Читаем Богословие иконы Православной Церкви полностью

Эти два, противоположные в своих проявлениях положения, имеют своей исходной точкой одни и те же антропологические предпосылки. Если «в восточной святоотеческой перспективе причастность к божественной жизни есть то, что делает человека человеком, не только в конечном свершении, но с самого его сотворения и в каждый момент его жизни», то «западное богословие традиционно считает доказанным, что самый акт творения предполагает, что человек не только иноприроден Богу, но что ему дано существование, которое автономно как таковое: Боговидение, может быть, и является целью индивидуального опыта некоторых мистиков, но оно не есть условие подлинной человечности человека»881. Здесь два в корне различных понимания назначения человека, его жизни и творчества: с одной стороны, антропология православная, понимаемая как осуществление человеком богоподобия, которое раскрывается экзистенциально, жизненным, творческим путем и тем самым обуславливает содержание православного образа. С другой стороны — антропология западных исповеданий, утверждающих автономность человека от Бога; человек, хотя и создан по образу Божию, но, будучи автономным, не соотносится со своим Первообразом. На этом зиждется развитие гуманизма с его автономной от Церкви, уже дехристианизированной антропологией современности, где отличие человека от прочей твари мыслится лишь в природных категориях: человек — «животное мыслящее», «социальное» и т. д.

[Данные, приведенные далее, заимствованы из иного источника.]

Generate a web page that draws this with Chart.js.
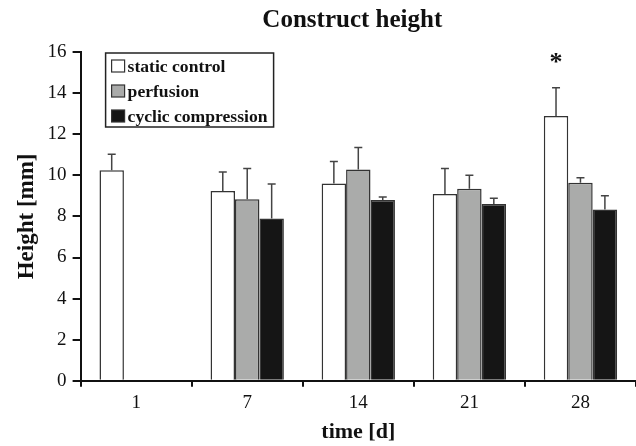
<!DOCTYPE html>
<html>
<head>
<meta charset="utf-8">
<script src="https://cdn.jsdelivr.net/npm/chart.js@4"></script>
<style>
  html, body { margin: 0; padding: 0; background: #fff; }
  #wrap { width: 636px; height: 446px; }
</style>
</head>
<body>
<div id="wrap"><canvas id="chart" width="636" height="446"></canvas></div>
<script>
// ── datos ──
const categories = ['1', '7', '14', '21', '28'];
const staticMean = [10.24, 9.23, 9.6, 9.09, 12.89];
const staticErr  = [0.78, 0.93, 1.07, 1.24, 1.37];
const perfMean   = [null, 8.83, 10.28, 9.35, 9.64];
const perfErr    = [null, 1.5, 1.07, 0.65, 0.24];
const cyclicMean = [null, 7.9, 8.8, 8.6, 8.33];
const cyclicErr  = [null, 1.68, 0.14, 0.28, 0.67];
const significance = ['', '', '', '', '*'];
const yMin = 0, yMax = 16, yStep = 2;
const chartTitle = 'Construct height';

const SERIF = "'Liberation Serif', 'Times New Roman', serif";

// ── barras de error (solo hacia arriba) ──
const errorBars = {
  id: 'errorBars',
  afterDatasetsDraw(chart) {
    const { ctx, scales: { y } } = chart;
    ctx.save();
    ctx.strokeStyle = '#444';
    ctx.lineWidth = 1.5;
    chart.data.datasets.forEach((ds, i) => {
      const meta = chart.getDatasetMeta(i);
      meta.data.forEach((el, j) => {
        const v = ds.data[j], e = ds.errors[j];
        if (v == null || e == null) return;
        const yTop = y.getPixelForValue(v + e);
        ctx.beginPath();
        ctx.moveTo(el.x, el.y);
        ctx.lineTo(el.x, yTop);
        ctx.moveTo(el.x - 4, yTop);
        ctx.lineTo(el.x + 4, yTop);
        ctx.stroke();
      });
    });
    // asterisco de significancia
    const meta0 = chart.getDatasetMeta(0);
    ctx.fillStyle = '#111';
    ctx.font = `bold 26px ${SERIF}`;
    ctx.textAlign = 'center';
    ctx.textBaseline = 'middle';
    significance.forEach((s, j) => {
      if (!s) return;
      const yTop = y.getPixelForValue(staticMean[j] + staticErr[j]);
      ctx.fillText(s, meta0.data[j].x, yTop - 24);
    });
    ctx.restore();
  }
};

// ── título centrado sobre el área del gráfico ──
const areaTitle = {
  id: 'areaTitle',
  afterDraw(chart) {
    const { ctx, chartArea } = chart;
    ctx.save();
    ctx.fillStyle = '#111';
    ctx.font = `bold 25px ${SERIF}`;
    ctx.textAlign = 'center';
    ctx.textBaseline = 'middle';
    ctx.fillText(chartTitle, (chartArea.left + chartArea.right) / 2 - 6, 21);
    ctx.restore();
  }
};

// ── leyenda con marco dentro del área ──
const boxLegend = {
  id: 'boxLegend',
  afterDraw(chart) {
    const { ctx, chartArea } = chart;
    const x0 = chartArea.left + 25, y0 = chartArea.top + 1;
    const w = 168, h = 74;
    ctx.save();
    ctx.fillStyle = '#fff';
    ctx.fillRect(x0, y0, w, h);
    ctx.strokeStyle = '#222';
    ctx.lineWidth = 1.5;
    ctx.strokeRect(x0, y0, w, h);
    ctx.font = `bold 17.6px ${SERIF}`;
    ctx.textBaseline = 'middle';
    chart.data.datasets.forEach((ds, i) => {
      const cy = y0 + 13 + i * 25;
      ctx.fillStyle = ds.backgroundColor;
      ctx.fillRect(x0 + 6, cy - 6, 13, 12);
      ctx.strokeStyle = '#333';
      ctx.lineWidth = 1.2;
      ctx.strokeRect(x0 + 6, cy - 6, 13, 12);
      ctx.fillStyle = '#111';
      ctx.fillText(ds.label, x0 + 22, cy + 1);
    });
    ctx.restore();
  }
};

new Chart(document.getElementById('chart'), {
  type: 'bar',
  data: {
    labels: categories,
    datasets: [
      { label: 'static control', data: staticMean, errors: staticErr, backgroundColor: '#ffffff' },
      { label: 'perfusion', data: perfMean, errors: perfErr, backgroundColor: '#aaabaa' },
      { label: 'cyclic compression', data: cyclicMean, errors: cyclicErr, backgroundColor: '#151515' }
    ].map(d => ({ ...d, borderColor: '#333', borderWidth: 1.5, categoryPercentage: 0.66, barPercentage: 1.0 }))
  },
  options: {
    responsive: false,
    animation: false,
    layout: { padding: { left: 13, right: 0, top: 52, bottom: 0 } },
    plugins: {
      legend: { display: false },
      tooltip: { enabled: false },
      title: { display: false }
    },
    scales: {
      x: {
        offset: true,
        grid: { display: true, drawOnChartArea: false, drawTicks: true, tickLength: 6, color: '#111', lineWidth: 2, offset: true },
        border: { display: true, color: '#111', width: 2 },
        ticks: { color: '#111', padding: 5, font: { family: SERIF, size: 19 } },
        title: { display: true, text: 'time [d]', color: '#111', padding: { top: 0, bottom: 0 }, font: { family: SERIF, size: 22, weight: 'bold' } }
      },
      y: {
        min: yMin, max: yMax,
        grid: { display: true, drawOnChartArea: false, drawTicks: true, tickLength: 8, color: '#111', lineWidth: 2 },
        border: { display: true, color: '#111', width: 2 },
        ticks: { stepSize: yStep, color: '#111', padding: 6, font: { family: SERIF, size: 19 } },
        title: { display: true, text: 'Height [mm]', color: '#111', padding: { top: 0, bottom: 1 }, font: { family: SERIF, size: 23, weight: 'bold' } }
      }
    }
  },
  plugins: [errorBars, areaTitle, boxLegend]
});
</script>
</body>
</html>
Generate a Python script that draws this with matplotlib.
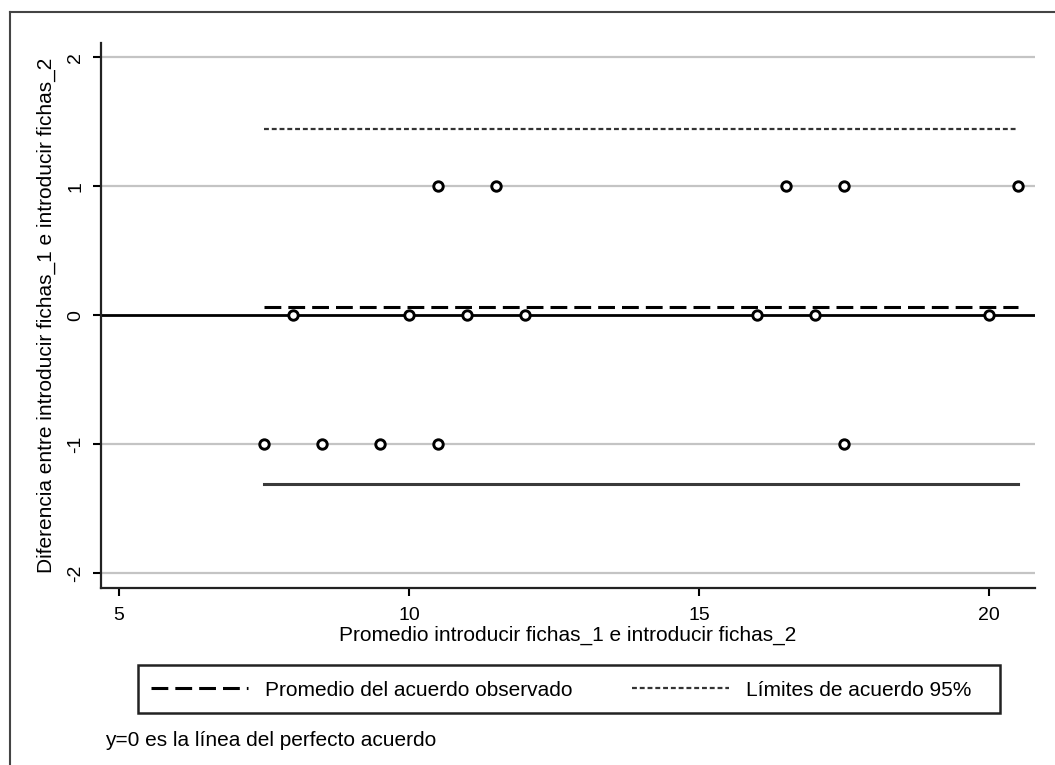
import matplotlib
matplotlib.use("Agg")
import matplotlib.pyplot as plt
from matplotlib.lines import Line2D
from matplotlib.patches import Rectangle

plt.rcParams['font.family'] = ['Liberation Sans', 'DejaVu Sans']
plt.rcParams['axes.unicode_minus'] = False

# ---- data ----
mean_vals = [10.5, 11.5, 16.5, 17.5, 20.5,
             8, 10, 11, 12, 16, 17, 20,
             7.5, 8.5, 9.5, 10.5, 17.5]
diff_vals = [1, 1, 1, 1, 1,
             0, 0, 0, 0, 0, 0, 0,
             -1, -1, -1, -1, -1]
mean_diff = 0.065
upper_loa = 1.44
lower_loa = -1.31
x_ticks = [5, 10, 15, 20]
y_ticks = [-2, -1, 0, 1, 2]

xlabel = "Promedio introducir fichas_1 e introducir fichas_2"
ylabel = "Diferencia entre introducir fichas_1 e introducir fichas_2"
leg_labels = ["Promedio del acuerdo observado", "Límites de acuerdo 95%"]
note = "y=0 es la línea del perfecto acuerdo"

W, H = 1055, 765
fig = plt.figure(figsize=(W / 100, H / 100), dpi=100)
ax = fig.add_axes([101 / W, 1 - 588 / H, (1035 - 101) / W, (588 - 43) / H])

ax.set_xlim(4.69, 20.79)
ax.set_ylim(-2.116, 2.11)

# gridlines
for yt in y_ticks:
    if yt != 0:
        ax.axhline(yt, color='#c4c4c4', lw=1.6, zorder=1)
# perfect agreement line
ax.axhline(0, color='black', lw=2.0, zorder=2)

x0, x1 = min(mean_vals), max(mean_vals)
mean_line, = ax.plot([x0, x1], [mean_diff, mean_diff], color='black', lw=2.2,
                     dashes=(5.5, 2.3), zorder=3)
upper_line, = ax.plot([x0, x1], [upper_loa, upper_loa], color='#333333', lw=1.6,
                      dashes=(2.2, 1.3), zorder=3)
ax.plot([x0, x1], [lower_loa, lower_loa], color='#3a3a3a', lw=2.2, zorder=3)

ax.plot(mean_vals, diff_vals, linestyle='none', marker='o', markersize=6.8,
        markerfacecolor='white', markeredgecolor='black', markeredgewidth=2.1,
        zorder=4, clip_on=False)

for s in ['top', 'right']:
    ax.spines[s].set_visible(False)
for s in ['left', 'bottom']:
    ax.spines[s].set_linewidth(1.6)
    ax.spines[s].set_color('#222222')

ax.set_xticks(x_ticks)
ax.set_yticks(y_ticks)
ax.tick_params(axis='both', direction='out', length=6, width=1.5, labelsize=14,
               colors='black')
ax.tick_params(axis='x', pad=8)
ax.tick_params(axis='y', pad=6)
for lab in ax.get_yticklabels():
    lab.set_rotation(90)
    lab.set_va('center')

ax.set_xlabel(xlabel, fontsize=15, labelpad=1)
ax.set_ylabel(ylabel, fontsize=15, labelpad=8)

# legend box
fig.patches.append(Rectangle((138 / W, 1 - 713 / H), (1000 - 138) / W, 48 / H,
                             transform=fig.transFigure, fill=False,
                             edgecolor='#222222', lw=1.8))
fig.legend([mean_line, upper_line], leg_labels, ncol=2, frameon=False,
           loc='center left', bbox_to_anchor=(151 / W, 1 - 690 / H),
           fontsize=15, handlelength=4.66, handletextpad=0.82,
           columnspacing=2.83, borderpad=0, borderaxespad=0)

fig.text(105 / W, 1 - 741 / H, note, fontsize=15, ha='left', va='center')

# outer frame (partially visible)
fig.add_artist(Line2D([10 / W, 10 / W], [0, 1 - 12 / H], transform=fig.transFigure,
                      color='#444444', lw=1.5))
fig.add_artist(Line2D([10 / W, 1], [1 - 12 / H, 1 - 12 / H], transform=fig.transFigure,
                      color='#444444', lw=1.5))

fig.savefig("out.png", dpi=100, facecolor='white')
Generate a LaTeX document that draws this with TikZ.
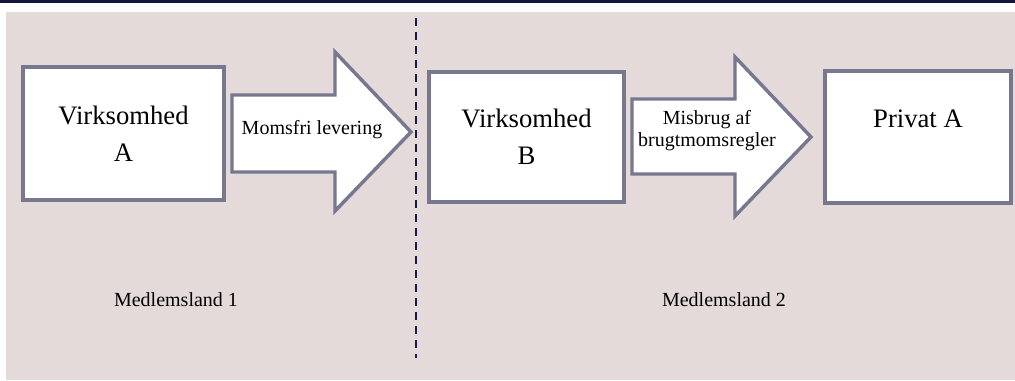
\documentclass[tikz,border=0pt]{standalone}
\usepackage{fontspec}
\setmainfont{Liberation Serif}
\definecolor{bandblue}{HTML}{14143C}
\definecolor{landpink}{HTML}{E3DAD9}
\definecolor{frame}{HTML}{77778F}
\definecolor{grensen}{HTML}{1A1A48}
\begin{document}
\begin{tikzpicture}[x=0.75pt,y=-0.75pt]
  \tikzstyle{box}=[rectangle,draw=frame,fill=white,line width=2.6pt,align=center,
                   font=\fontsize{20}{28}\selectfont,inner sep=0pt]
  \tikzstyle{blockarrow}=[draw=frame,fill=white,line width=2.6pt,line join=miter]
  \tikzstyle{arrowtext}=[align=center,font=\fontsize{15}{16.5}\selectfont,inner sep=0pt]
  \tikzstyle{land}=[font=\fontsize{15}{18}\selectfont,anchor=base,inner sep=0pt]
  \useasboundingbox (0,0) rectangle (1015,381);
  \fill[white] (0,0) rectangle (1015,381);
  \fill[bandblue] (0,0) rectangle (1015,3.5);
  \fill[landpink] (6,12) rectangle (1015,380);

  \node[box,minimum width=150.75pt,minimum height=99.75pt] (V_A) at (123.5,133.5)
        {Virksomhed\\A};
  \draw[blockarrow] (232,95) -- (335,95) -- (335,52) -- (411,132) -- (335,211)
        -- (335,172) -- (232,172) -- cycle;
  \node[arrowtext] (L_1) at (312,129.5) {Momsfri levering};

  \coordinate (G_top) at (416,18);
  \coordinate (G_bot) at (416,358);
  \draw[grensen,line width=1.5pt,dash pattern=on 6pt off 4.5pt] (G_top) -- (G_bot);

  \node[box,minimum width=146.25pt,minimum height=97.5pt] (V_B) at (526.5,137)
        {Virksomhed\\B};
  \draw[blockarrow] (632,99) -- (735,99) -- (735,57) -- (811,137) -- (735,216)
        -- (735,174) -- (632,174) -- cycle;
  \node[arrowtext] (L_2) at (707,131) {Misbrug af\\brugtmomsregler};

  \node[box,minimum width=139.5pt,minimum height=99pt] (P_A) at (918,137)
        {Privat A\\\mbox{}};

  \node[land] (M_1) at (176,307) {Medlemsland 1};
  \node[land] (M_2) at (724,307) {Medlemsland 2};
\end{tikzpicture}
\end{document}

Как мы уже отмечали, с внедрением Филиокве и, в дальнейшем, с принижением личного начала, вместе с учением о тварности благодати (см. предыдущую главу), утверждается иное, не православное соотношение человека и Бога, человека и мира. Автономность от Бога человека утверждает автономность его разума и других сторон его деятельности. Уже Фомой Аквинским естественный разум был признан вполне самостоятельным и независимым от веры. И «именно от Фомы Аквината и нужно вести разрыв христианства и культуры, который оказался столь роковым для всей христианской культуры Запада …, весь трагический смысл чего обнаружился ныне с полной силой»882.

Что касается художественного творчества, то уже Каролиновы Книги, в противоречии с Седьмым Вселенским Собором, оторвав его от соборного опыта Церкви, утвердили его автономию и тем самым предопределили весь его дальнейший путь. Суть положения Седьмого Собора, утверждающего икону как равнозначный слову Евангелия путь спасения, была для франкских богословов Карла Великого совершенно непонятна, чужда и потому неприемлема. Формально римокатоличество признает Седьмой Вселенский Собор и исповедует догмат иконопочитания. Но по существу и на практике позиция, выраженная в Каролиновых Книгах, является официальной его позицией до сего времени.

Если на Западе еще в XII и отчасти в XIII веках образ соотносится с христианской антропологией, то постепенное его искажение приводит искусство к окончательному разрыву с ней. Автономное от Церкви искусство ограничивается тем, что не превышает естественных свойств человека. Поскольку нет проникновения нетварного в тварное, то благодать, как тварный дар Бога, только и может улучшить природные свойства человека. Передача иллюзии видимого мира, от которой изначала решительно отвернулось христианство, теперь становится самоцелью. Поскольку неизобразимое мыслится в тех же категориях, что и видимое, исчезает язык символического реализма и Божественная трансцендентность снижается до уровня житейских понятий; то, что несет христианство, минимизируется, приспособляется к человеческому восприятию. Соблазн удачи «живоподобия» затопляет искусство в эпоху Ренессанса. А с увлечением античностью, вместо преображения человеческого тела, утверждается культ плоти. Христианское вероучение об отношении Бога и человека направляется на ложный путь, подрывается христианская антропология. Отсекается вся эсхатологическая перспектива сотрудничества человека с Богом. «По мере того как человеческое внедряется в искусство, все мельчает и профанируется; то, что было откровением, сводится к иллюзии, стирается знак священного, произведение искусства уже только средство наслаждения и удобства: человек в своем искусстве встретил сам себя и поклоняется себе»883. Образ откровения подменяется «преходящим образом мира сего». И ложь «живоподобия» заключается не только в том, что традиционный образ заменяется вымыслом, но и в том, что с сохранением религиозной тематики грани между видимым и невидимым стираются, различие между ними упраздняется, и это ведет к отрицанию самого существования духовного мира. Образ лишается своего христианского смысла, что в конечном счете приводит к его отрицанию и к открытому иконоборчеству. «Таким образом, иконоборчество реформации оказывается оправданным, оправданным и релятивизированным потому, что оно относится не к подлинному священному искусству, а к вырождению этого искусства на средневековом Западе»884.